== To be done ==
Faithfully return all lines, omitting every embedded picture.

_ _ _ _ _ _ _

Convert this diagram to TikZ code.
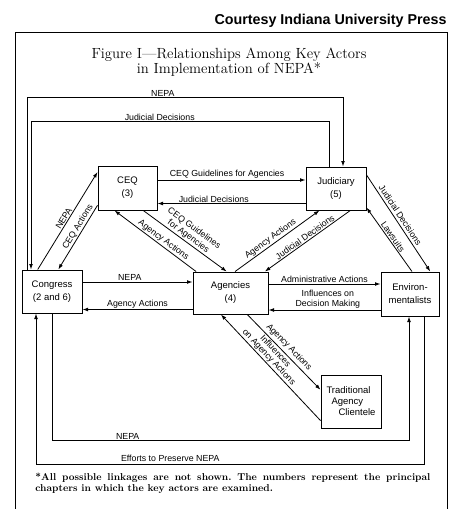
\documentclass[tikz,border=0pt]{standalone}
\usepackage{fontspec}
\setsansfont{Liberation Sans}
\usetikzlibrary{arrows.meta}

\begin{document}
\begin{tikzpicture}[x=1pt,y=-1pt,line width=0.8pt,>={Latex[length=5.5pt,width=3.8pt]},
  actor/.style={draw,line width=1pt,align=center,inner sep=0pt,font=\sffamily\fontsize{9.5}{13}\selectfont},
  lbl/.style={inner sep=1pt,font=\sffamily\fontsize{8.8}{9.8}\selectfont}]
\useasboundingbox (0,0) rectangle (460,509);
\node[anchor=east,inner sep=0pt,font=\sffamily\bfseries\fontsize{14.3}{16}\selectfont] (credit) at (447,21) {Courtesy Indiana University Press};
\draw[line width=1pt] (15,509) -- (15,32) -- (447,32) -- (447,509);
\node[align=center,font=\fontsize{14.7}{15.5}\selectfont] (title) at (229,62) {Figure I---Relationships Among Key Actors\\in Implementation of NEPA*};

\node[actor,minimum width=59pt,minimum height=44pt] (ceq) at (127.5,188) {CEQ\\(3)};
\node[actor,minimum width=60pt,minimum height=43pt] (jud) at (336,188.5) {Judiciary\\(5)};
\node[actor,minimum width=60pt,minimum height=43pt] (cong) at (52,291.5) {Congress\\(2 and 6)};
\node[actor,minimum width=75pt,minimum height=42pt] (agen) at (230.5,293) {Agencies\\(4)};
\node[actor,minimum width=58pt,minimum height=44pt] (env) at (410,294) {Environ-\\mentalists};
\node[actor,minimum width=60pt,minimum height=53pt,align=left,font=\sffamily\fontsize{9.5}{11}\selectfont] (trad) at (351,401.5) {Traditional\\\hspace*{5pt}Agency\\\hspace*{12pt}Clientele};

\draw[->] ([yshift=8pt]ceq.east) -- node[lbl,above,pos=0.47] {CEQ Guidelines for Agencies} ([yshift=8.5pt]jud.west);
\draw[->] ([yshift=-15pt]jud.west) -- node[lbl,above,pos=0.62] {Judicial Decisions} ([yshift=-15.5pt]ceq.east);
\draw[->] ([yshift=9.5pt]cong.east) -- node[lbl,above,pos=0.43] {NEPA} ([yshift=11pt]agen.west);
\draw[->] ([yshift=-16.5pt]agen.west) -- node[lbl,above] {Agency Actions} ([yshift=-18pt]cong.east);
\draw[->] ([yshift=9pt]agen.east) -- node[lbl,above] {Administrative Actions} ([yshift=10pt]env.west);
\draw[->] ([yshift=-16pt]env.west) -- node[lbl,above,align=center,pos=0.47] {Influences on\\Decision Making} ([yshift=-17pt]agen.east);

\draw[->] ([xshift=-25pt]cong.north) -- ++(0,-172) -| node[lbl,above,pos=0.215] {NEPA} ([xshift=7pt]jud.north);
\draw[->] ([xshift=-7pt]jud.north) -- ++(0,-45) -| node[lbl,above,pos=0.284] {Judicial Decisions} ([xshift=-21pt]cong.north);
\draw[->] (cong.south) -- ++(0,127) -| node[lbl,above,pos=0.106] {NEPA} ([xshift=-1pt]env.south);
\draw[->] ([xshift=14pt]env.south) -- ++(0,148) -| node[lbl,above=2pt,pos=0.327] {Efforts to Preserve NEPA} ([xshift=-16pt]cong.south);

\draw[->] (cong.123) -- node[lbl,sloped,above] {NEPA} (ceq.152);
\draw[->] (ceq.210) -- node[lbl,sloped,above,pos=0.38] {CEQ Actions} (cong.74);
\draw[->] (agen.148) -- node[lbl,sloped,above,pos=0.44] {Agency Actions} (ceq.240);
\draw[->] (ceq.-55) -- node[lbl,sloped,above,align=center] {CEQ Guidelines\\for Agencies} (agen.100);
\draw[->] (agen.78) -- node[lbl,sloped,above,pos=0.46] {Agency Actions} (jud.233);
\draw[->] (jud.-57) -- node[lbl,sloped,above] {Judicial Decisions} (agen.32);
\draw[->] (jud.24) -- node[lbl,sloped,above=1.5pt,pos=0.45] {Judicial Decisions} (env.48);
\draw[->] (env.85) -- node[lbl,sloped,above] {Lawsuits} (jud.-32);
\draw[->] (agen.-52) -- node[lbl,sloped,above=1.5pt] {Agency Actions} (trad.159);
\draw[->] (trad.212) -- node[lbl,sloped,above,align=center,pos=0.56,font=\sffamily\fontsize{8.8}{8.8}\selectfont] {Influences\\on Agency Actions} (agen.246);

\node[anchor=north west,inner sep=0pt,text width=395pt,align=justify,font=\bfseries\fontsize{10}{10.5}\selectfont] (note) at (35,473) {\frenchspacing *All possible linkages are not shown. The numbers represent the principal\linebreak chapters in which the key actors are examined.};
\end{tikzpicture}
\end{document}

_ _ _ _ _ _ _

== Output below ==
Convert this diagram to TikZ code.
\documentclass[tikz,border=0pt]{standalone}
\usepackage{fontspec}
\setsansfont{Liberation Sans}
\usetikzlibrary{arrows.meta}

\begin{document}
\begin{tikzpicture}[x=1pt,y=-1pt,line width=0.8pt,>={Latex[length=5.5pt,width=3.8pt]},
  actor/.style={draw,line width=1pt,align=center,inner sep=0pt,font=\sffamily\fontsize{9.5}{13}\selectfont},
  lbl/.style={inner sep=1pt,font=\sffamily\fontsize{8.8}{9.8}\selectfont}]
\useasboundingbox (0,0) rectangle (460,509);
\node[anchor=east,inner sep=0pt,font=\sffamily\bfseries\fontsize{14.3}{16}\selectfont] (credit) at (447,21) {Courtesy Indiana University Press};
\draw[line width=1pt] (15,509) -- (15,32) -- (447,32) -- (447,509);
\node[align=center,font=\fontsize{14.7}{15.5}\selectfont] (title) at (229,62) {Figure I---Relationships Among Key Actors\\in Implementation of NEPA*};

\node[actor,minimum width=59pt,minimum height=44pt] (ceq) at (127.5,188) {CEQ\\(3)};
\node[actor,minimum width=60pt,minimum height=43pt] (jud) at (336,188.5) {Judiciary\\(5)};
\node[actor,minimum width=60pt,minimum height=43pt] (cong) at (52,291.5) {Congress\\(2 and 6)};
\node[actor,minimum width=75pt,minimum height=42pt] (agen) at (230.5,293) {Agencies\\(4)};
\node[actor,minimum width=58pt,minimum height=44pt] (env) at (410,294) {Environ-\\mentalists};
\node[actor,minimum width=60pt,minimum height=53pt,align=left,font=\sffamily\fontsize{9.5}{11}\selectfont] (trad) at (351,401.5) {Traditional\\\hspace*{5pt}Agency\\\hspace*{12pt}Clientele};

\draw[->] ([yshift=8pt]ceq.east) -- node[lbl,above,pos=0.47] {CEQ Guidelines for Agencies} ([yshift=8.5pt]jud.west);
\draw[->] ([yshift=-15pt]jud.west) -- node[lbl,above,pos=0.62] {Judicial Decisions} ([yshift=-15.5pt]ceq.east);
\draw[->] ([yshift=9.5pt]cong.east) -- node[lbl,above,pos=0.43] {NEPA} ([yshift=11pt]agen.west);
\draw[->] ([yshift=-16.5pt]agen.west) -- node[lbl,above] {Agency Actions} ([yshift=-18pt]cong.east);
\draw[->] ([yshift=9pt]agen.east) -- node[lbl,above] {Administrative Actions} ([yshift=10pt]env.west);
\draw[->] ([yshift=-16pt]env.west) -- node[lbl,above,align=center,pos=0.47] {Influences on\\Decision Making} ([yshift=-17pt]agen.east);

\draw[->] ([xshift=-25pt]cong.north) -- ++(0,-172) -| node[lbl,above,pos=0.215] {NEPA} ([xshift=7pt]jud.north);
\draw[->] ([xshift=-7pt]jud.north) -- ++(0,-45) -| node[lbl,above,pos=0.284] {Judicial Decisions} ([xshift=-21pt]cong.north);
\draw[->] (cong.south) -- ++(0,127) -| node[lbl,above,pos=0.106] {NEPA} ([xshift=-1pt]env.south);
\draw[->] ([xshift=14pt]env.south) -- ++(0,148) -| node[lbl,above=2pt,pos=0.327] {Efforts to Preserve NEPA} ([xshift=-16pt]cong.south);

\draw[->] (cong.123) -- node[lbl,sloped,above] {NEPA} (ceq.152);
\draw[->] (ceq.210) -- node[lbl,sloped,above,pos=0.38] {CEQ Actions} (cong.74);
\draw[->] (agen.148) -- node[lbl,sloped,above,pos=0.44] {Agency Actions} (ceq.240);
\draw[->] (ceq.-55) -- node[lbl,sloped,above,align=center] {CEQ Guidelines\\for Agencies} (agen.100);
\draw[->] (agen.78) -- node[lbl,sloped,above,pos=0.46] {Agency Actions} (jud.233);
\draw[->] (jud.-57) -- node[lbl,sloped,above] {Judicial Decisions} (agen.32);
\draw[->] (jud.24) -- node[lbl,sloped,above=1.5pt,pos=0.45] {Judicial Decisions} (env.48);
\draw[->] (env.85) -- node[lbl,sloped,above] {Lawsuits} (jud.-32);
\draw[->] (agen.-52) -- node[lbl,sloped,above=1.5pt] {Agency Actions} (trad.159);
\draw[->] (trad.212) -- node[lbl,sloped,above,align=center,pos=0.56,font=\sffamily\fontsize{8.8}{8.8}\selectfont] {Influences\\on Agency Actions} (agen.246);

\node[anchor=north west,inner sep=0pt,text width=395pt,align=justify,font=\bfseries\fontsize{10}{10.5}\selectfont] (note) at (35,473) {\frenchspacing *All possible linkages are not shown. The numbers represent the principal\linebreak chapters in which the key actors are examined.};
\end{tikzpicture}
\end{document}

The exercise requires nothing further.